Walking through the leafy Parco Sempione in Milan on Tuesday night, one of the busiest evenings of the city’s annual Design Week, you’d be forgiven for thinking you were a million miles away from the various events and activations springing up all over town, attracting tens of thousands of design lovers every year. Until, that is, you spotted a phalanx of gray-suited attendants gathered outside the neoclassical facade of the Palazzina Appiani, a Napoleonic-era building overlooking the Arena Civica sporting ground. (Under the rustle of the leaves, you could just hear the commotion of runners doing their circuits beyond.)
What those gray suits signaled, of course, was that Thom Browne had arrived in town. After being ushered up to the first floor of the building, one encountered, under enormous chandeliers and a frescoed ceiling, six midcentury cots lined up to run through the center of the space, along with silver coat racks hung with the designer’s signature three-piece suits. But the assembled group of editors wasn’t there to admire Browne’s clothes (even if, in the performance that followed, that was still somewhat inevitable). Instead, they were checking out his latest foray into the world of homewares: this time, in collaboration with the storied Italian bedding company Frette, marking his first collection of bed linens.
“It’s not like we have to be doing these projects as collaborations,” says Browne of his rapidly growing homewares mini-empire, which already includes partnerships with Baccarat, Christofle, and Haviland. “But it’s a great learning process.” Indeed, for Browne—a long-time customer of Frette—part of the fun was simply discovering the remarkable savoir-faire involved in creating the 160-year-old house’s fabrics, which represent the very finest in Italian craftsmanship.
“I knew exactly how I wanted it to look—I wanted it to feel very classic,” he says of the designs, which include white sateen sheet sets, grey wool-cashmere blankets, and plush terry cotton towels. (Naturally, all come with a Thom Browne twist: the sheets are decorated with four lines of gray embroidery—a nod to his signature stripe motif—while his tricolor grosgrain tabs could be spotted on the cuffs and back collars of bathrobes.)
The items themselves may have been classic, but the mode they were presented in was anything but. As the lights in the room dimmed, and a twinkling Chopin nocturne piped softly from the speakers, a model in one of Browne’s short suits began slowly walking laps around the room, occasionally pausing to check his watch. Next came a procession of models in underwear tanks and shorts to strains of Tchaikovsky’s Sleeping Beauty waltz, gathering behind the cots as two suited attendants looked on. After dressing in three-piece suits, they tucked themselves into bed and slipped on their Browne-branded sleep masks. “Those were a last-minute addition,” Browne notes of the latter items, which have all the potential to become a traveler status symbol.
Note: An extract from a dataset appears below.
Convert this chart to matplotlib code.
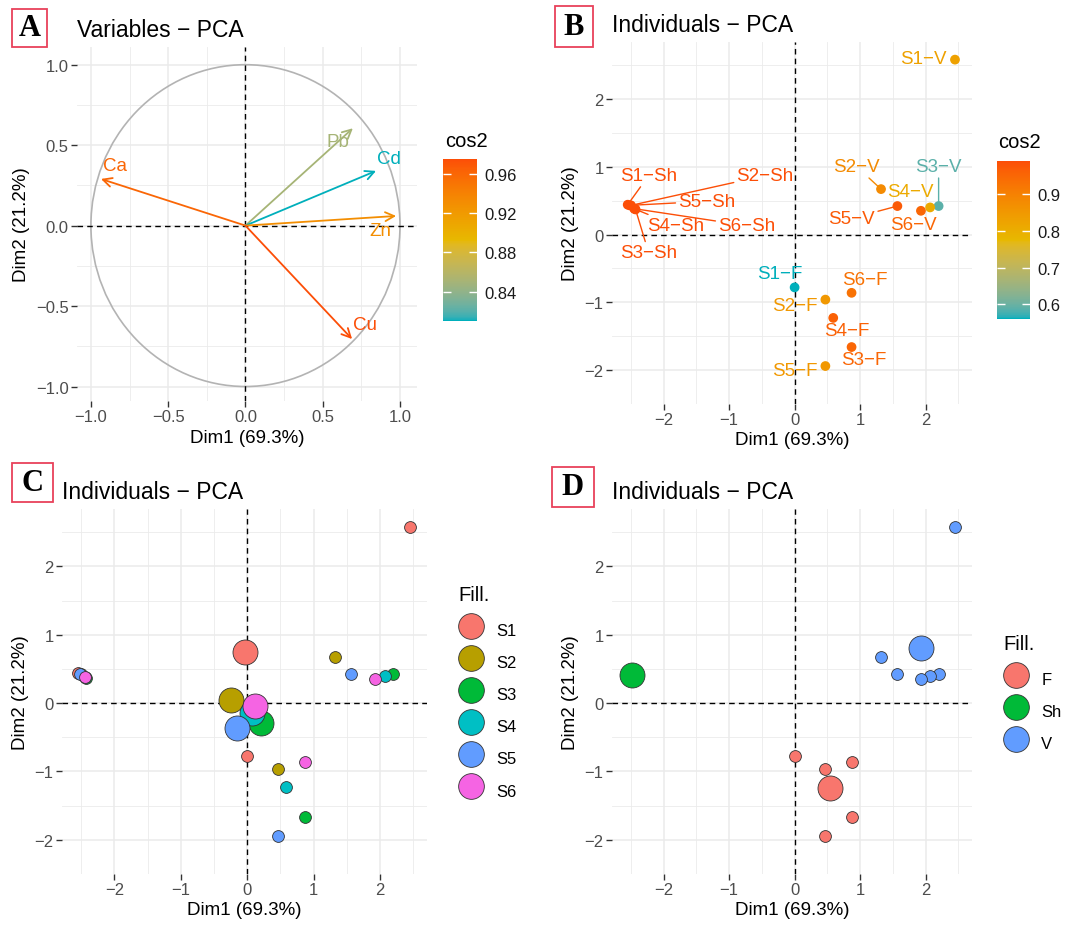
import numpy as np
import matplotlib
matplotlib.use('Agg')
import matplotlib.pyplot as plt
from matplotlib.colors import ListedColormap, Normalize, to_rgb
from matplotlib.cm import ScalarMappable
from matplotlib.lines import Line2D
from matplotlib.patches import Circle, Rectangle

plt.rcParams['font.family'] = ['Liberation Sans', 'DejaVu Sans']

# ---- data: variables (panel A)
var_names = ['Ca', 'Pb', 'Cd', 'Zn', 'Cu']
var_dim1 = [-0.935, 0.695, 0.845, 0.975, 0.690]
var_dim2 = [0.290, 0.605, 0.340, 0.060, -0.705]
var_cos2 = [0.960, 0.850, 0.810, 0.930, 0.975]

# ---- data: individuals (panels B-D)
sites = ['S1', 'S2', 'S3', 'S4', 'S5', 'S6']
types = ['F', 'Sh', 'V']
ind_site = sites * 3
ind_type = ['F'] * 6 + ['Sh'] * 6 + ['V'] * 6
ind_dim1 = [0.00, 0.47, 0.87, 0.59, 0.47, 0.87,
            -2.55, -2.50, -2.43, -2.45, -2.52, -2.44,
            2.45, 1.32, 2.20, 2.07, 1.57, 1.93]
ind_dim2 = [-0.78, -0.96, -1.66, -1.23, -1.94, -0.86,
            0.44, 0.43, 0.37, 0.38, 0.43, 0.38,
            2.58, 0.67, 0.42, 0.40, 0.42, 0.35]
ind_cos2 = [0.56, 0.85, 0.95, 0.96, 0.85, 0.93,
            0.99, 0.99, 0.99, 0.99, 0.99, 0.99,
            0.83, 0.88, 0.59, 0.81, 0.97, 0.95]

# ---- layout only: label positions
var_lab = {'Ca': (-0.845, 0.375), 'Pb': (0.60, 0.52), 'Cd': (0.93, 0.42),
           'Zn': (0.87, -0.03), 'Cu': (0.775, -0.615)}
ind_lab = {'S1-F': (-0.22, -0.57), 'S2-F': (0.01, -1.04), 'S3-F': (1.05, -1.84),
           'S4-F': (0.80, -1.42), 'S5-F': (0.01, -2.01), 'S6-F': (1.08, -0.67),
           'S1-Sh': (-2.23, 0.87), 'S2-Sh': (-0.45, 0.87), 'S3-Sh': (-2.23, -0.27),
           'S4-Sh': (-1.82, 0.13), 'S5-Sh': (-1.34, 0.49), 'S6-Sh': (-0.73, 0.13),
           'S1-V': (1.97, 2.59), 'S2-V': (0.95, 1.00), 'S3-V': (2.20, 1.00),
           'S4-V': (1.77, 0.63), 'S5-V': (0.875, 0.24), 'S6-V': (1.82, 0.15)}
with_segment = ['S1-Sh', 'S2-Sh', 'S3-Sh', 'S4-Sh', 'S5-Sh', 'S6-Sh',
                'S2-V', 'S3-V', 'S5-V']

site_cols = ['#F8766D', '#B79F00', '#00BA38', '#00BFC4', '#619CFF', '#F564E3']
type_cols = ['#F8766D', '#00BA38', '#619CFF']
grad_cols = ['#00AFBB', '#E7B800', '#FC4E07']

# gradient interpolated in Lab space, like ggplot's gradientn
M = np.array([[0.4124, 0.3576, 0.1805], [0.2126, 0.7152, 0.0722],
              [0.0193, 0.1192, 0.9505]])
WHITE = np.array([0.95047, 1.0, 1.08883])


def rgb2lab(rgb):
    c = np.array(rgb)
    c = np.where(c > 0.04045, ((c + 0.055) / 1.055) ** 2.4, c / 12.92)
    xyz = M @ c / WHITE
    f = np.where(xyz > 0.008856, np.cbrt(xyz), 7.787 * xyz + 16 / 116)
    return np.array([116 * f[1] - 16, 500 * (f[0] - f[1]), 200 * (f[1] - f[2])])


def lab2rgb(lab):
    fy = (lab[0] + 16) / 116
    f = np.array([fy + lab[1] / 500, fy, fy - lab[2] / 200])
    xyz = np.where(f ** 3 > 0.008856, f ** 3, (f - 16 / 116) / 7.787) * WHITE
    c = np.linalg.solve(M, xyz)
    c = np.where(c > 0.0031308, 1.055 * np.abs(c) ** (1 / 2.4) - 0.055, 12.92 * c)
    return np.clip(c, 0, 1)


labs = [rgb2lab(to_rgb(c)) for c in grad_cols]
cm_list = []
for t in np.linspace(0, 1, 256):
    seg = min(int(t * 2), 1)
    u = t * 2 - seg
    cm_list.append(lab2rgb(labs[seg] * (1 - u) + labs[seg + 1] * u))
cmap = ListedColormap(cm_list)

W, H = 1087, 928
fig = plt.figure(figsize=(W / 100, H / 100), dpi=100)


def fbox(x0, y0, x1, y1):
    return [x0 / W, 1 - y1 / H, (x1 - x0) / W, (y1 - y0) / H]


def minus(v, fmt):
    return (fmt % v).replace('-', '\u2212')


def style(ax, lim_x, lim_y, major, minor, fmt):
    ax.set_xlim(*lim_x)
    ax.set_ylim(*lim_y)
    for s in ax.spines.values():
        s.set_visible(False)
    ax.set_xticks(major)
    ax.set_yticks(major)
    ax.set_xticks(minor, minor=True)
    ax.set_yticks(minor, minor=True)
    ax.set_xticklabels([minus(v, fmt) for v in major])
    ax.set_yticklabels([minus(v, fmt) for v in major])
    ax.grid(which='major', color='#EBEBEB', lw=1.1)
    ax.grid(which='minor', color='#EBEBEB', lw=0.6)
    ax.set_axisbelow(True)
    ax.tick_params(which='major', length=4, width=1, color='#333333',
                   labelsize=12, labelcolor='#4D4D4D', pad=2)
    ax.tick_params(which='minor', length=0)
    ax.axhline(0, color='black', ls='--', lw=1, dashes=(4, 3), zorder=1.5)
    ax.axvline(0, color='black', ls='--', lw=1, dashes=(4, 3), zorder=1.5)
    ax.set_xlabel('Dim1 (69.3%)', fontsize=13.5, labelpad=3)
    ax.set_ylabel('Dim2 (21.2%)', fontsize=13.5, labelpad=4)


def panel_tag(letter, x0, y0, x1, y1):
    fig.patches.append(Rectangle((x0 / W, 1 - y1 / H), (x1 - x0) / W, (y1 - y0) / H,
                                 transform=fig.transFigure, fill=False,
                                 ec='#E8415A', lw=1.3))
    fig.text((x0 + x1) / 2 / W, 1 - (y0 + y1) / 2 / H, letter,
             family='Liberation Serif', weight='bold', fontsize=22,
             ha='center', va='center')


def colorbar(norm, ticks, fmt, box, title_xy):
    cax = fig.add_axes(fbox(*box))
    cb = fig.colorbar(ScalarMappable(norm=norm, cmap=cmap), cax=cax, ticks=ticks)
    cb.outline.set_visible(False)
    cax.yaxis.set_ticks_position('both')
    cax.set_yticklabels([fmt % t for t in ticks])
    cax.tick_params(axis='y', direction='in', length=6, width=1, color='white',
                    labelsize=12, labelcolor='#1A1A1A', pad=5,
                    labelleft=False, labelright=True)
    fig.text(title_xy[0] / W, 1 - title_xy[1] / H, 'cos2', fontsize=14.5,
             ha='left', va='center')


ind_x = np.array(ind_dim1)
ind_y = np.array(ind_dim2)
ind_c = np.array(ind_cos2)
ind_names = [s + '-' + t for s, t in zip(ind_site, ind_type)]

lim_x = (-2.79, 2.71)
lim_y = (-2.16, 2.84)
ind_major = [-2, -1, 0, 1, 2]
ind_minor = [-2.5, -1.5, -0.5, 0.5, 1.5, 2.5]

# ---- A: variables
axA = fig.add_axes(fbox(77, 48, 417, 402))
style(axA, (-1.09, 1.11), (-1.09, 1.11), [-1.0, -0.5, 0.0, 0.5, 1.0],
      [-0.75, -0.25, 0.25, 0.75], '%.1f')
axA.add_patch(Circle((0, 0), 1, fill=False, ec='#B3B3B3', lw=1.2))
normA = Normalize(min(var_cos2), max(var_cos2))
for name, x, y, c in zip(var_names, var_dim1, var_dim2, var_cos2):
    col = cmap(normA(c))
    axA.annotate('', xy=(x, y), xytext=(0, 0),
                 arrowprops=dict(arrowstyle='->', color=col, lw=1.3,
                                 shrinkA=0, shrinkB=0, mutation_scale=16))
    lx, ly = var_lab[name]
    axA.text(lx, ly, name, color=col, fontsize=13.5, ha='center', va='center')
axA.set_title('Variables \u2212 PCA', fontsize=16.5, loc='left', pad=8)
colorbar(normA, [0.84, 0.88, 0.92, 0.96], '%.2f', (443, 160, 477, 322), (445, 142))
panel_tag('A', 12, 10, 47, 48)

# ---- B: individuals coloured by cos2
axB = fig.add_axes(fbox(612, 43, 972, 405))
style(axB, lim_x, lim_y, ind_major, ind_minor, '%d')
normB = Normalize(ind_c.min(), ind_c.max())
for name, x, y, c in zip(ind_names, ind_x, ind_y, ind_c):
    col = cmap(normB(c))
    lx, ly = ind_lab[name]
    label = name.replace('-', '\u2212')
    if name in with_segment:
        axB.annotate(label, xy=(x, y), xytext=(lx, ly), color=col, fontsize=13.5,
                     ha='center', va='center',
                     arrowprops=dict(arrowstyle='-', color=col, lw=1,
                                     shrinkA=0, shrinkB=3))
    else:
        axB.text(lx, ly, label, color=col, fontsize=13.5, ha='center', va='center')
axB.scatter(ind_x, ind_y, c=ind_c, cmap=cmap, norm=normB, s=36, zorder=3)
axB.set_title('Individuals \u2212 PCA', fontsize=16.5, loc='left', pad=8)
colorbar(normB, [0.6, 0.7, 0.8, 0.9], '%.1f', (997, 162, 1030, 320), (998, 143))
panel_tag('B', 555, 7, 593, 48)


def group_panel(box, groups, key, cols, title, legend_anchor, tag, tag_box):
    ax = fig.add_axes(fbox(*box))
    style(ax, lim_x, lim_y, ind_major, ind_minor, '%d')
    key = np.array(key)
    for g, col in zip(groups, cols):
        m = key == g
        ax.plot(ind_x[m], ind_y[m], 'o', ms=8.5, mfc=col, mec='#333333',
                mew=0.6, ls='none', zorder=3)
    for g, col in zip(groups, cols):
        m = key == g
        ax.plot(ind_x[m].mean(), ind_y[m].mean(), 'o', ms=18, mfc=col,
                mec='#333333', mew=0.6, ls='none', zorder=4)
    handles = [Line2D([], [], marker='o', ls='none', ms=18.5, mfc=c,
                      mec='#333333', mew=0.6) for c in cols]
    leg = ax.legend(handles, groups, title='Fill.', loc='upper left',
                    bbox_to_anchor=(legend_anchor[0] / W, 1 - legend_anchor[1] / H),
                    bbox_transform=fig.transFigure, frameon=False, fontsize=12,
                    title_fontsize=14.5, alignment='left', borderpad=0,
                    borderaxespad=0, handlelength=1.6, handleheight=2.05,
                    labelspacing=0.35, handletextpad=0.7)
    # a little more room between the legend title and the keys
    leg._legend_box.sep = 9
    ax.set_title(title, fontsize=16.5, loc='left', pad=8)
    panel_tag(tag, *tag_box)


group_panel((62, 510, 427, 875), sites, ind_site, site_cols,
            'Individuals \u2212 PCA', (458, 586), 'C', (12, 464, 53, 503))
group_panel((612, 510, 972, 875), types, ind_type, type_cols,
            'Individuals \u2212 PCA', (1003, 635), 'D', (552, 468, 594, 508))

fig.savefig('out.png', dpi=100)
It’s certainly not your typical way of showing a new collection of bed linens, but it’s very on-brand for Browne, whose runway spectacles have long included touches of the theatrical. “It was partly a reference to my first show in Europe 15 years ago,” Browne notes, referring to his debut as a guest designer for Pitti Uomo in 2009, for which he somewhat radically staged a performance art extravaganza in lieu of a standard-format runway show, with 40 models tapping away on typewriters at 40 desks—a full-throated expression of Browne’s unique brand of office drone chic.
“It’s about focusing on a single idea, and letting people sit with that,” Browne tells me during the two-hour-long presentation, as a bell sounded and the models awoke from their apparent slumber. (Ever the perfectionist, Browne quickly dashed off mid-interview to make sure the crowd wasn’t getting too close to the perimeter of the beds—the meticulous staging of the event was very clearly overseen by Browne himself.) But as the event’s attendees moved to sip Champagne on a sweeping outdoor terrace with tiered stone seating—a neatly geometric backdrop for the models to pose on afterward in their Thom Browne finery—and the sun dipped below the upper tiers of the arena beyond, it was a testament, perhaps, to the force of Browne’s vision that all I could think was: I’m ready for bed.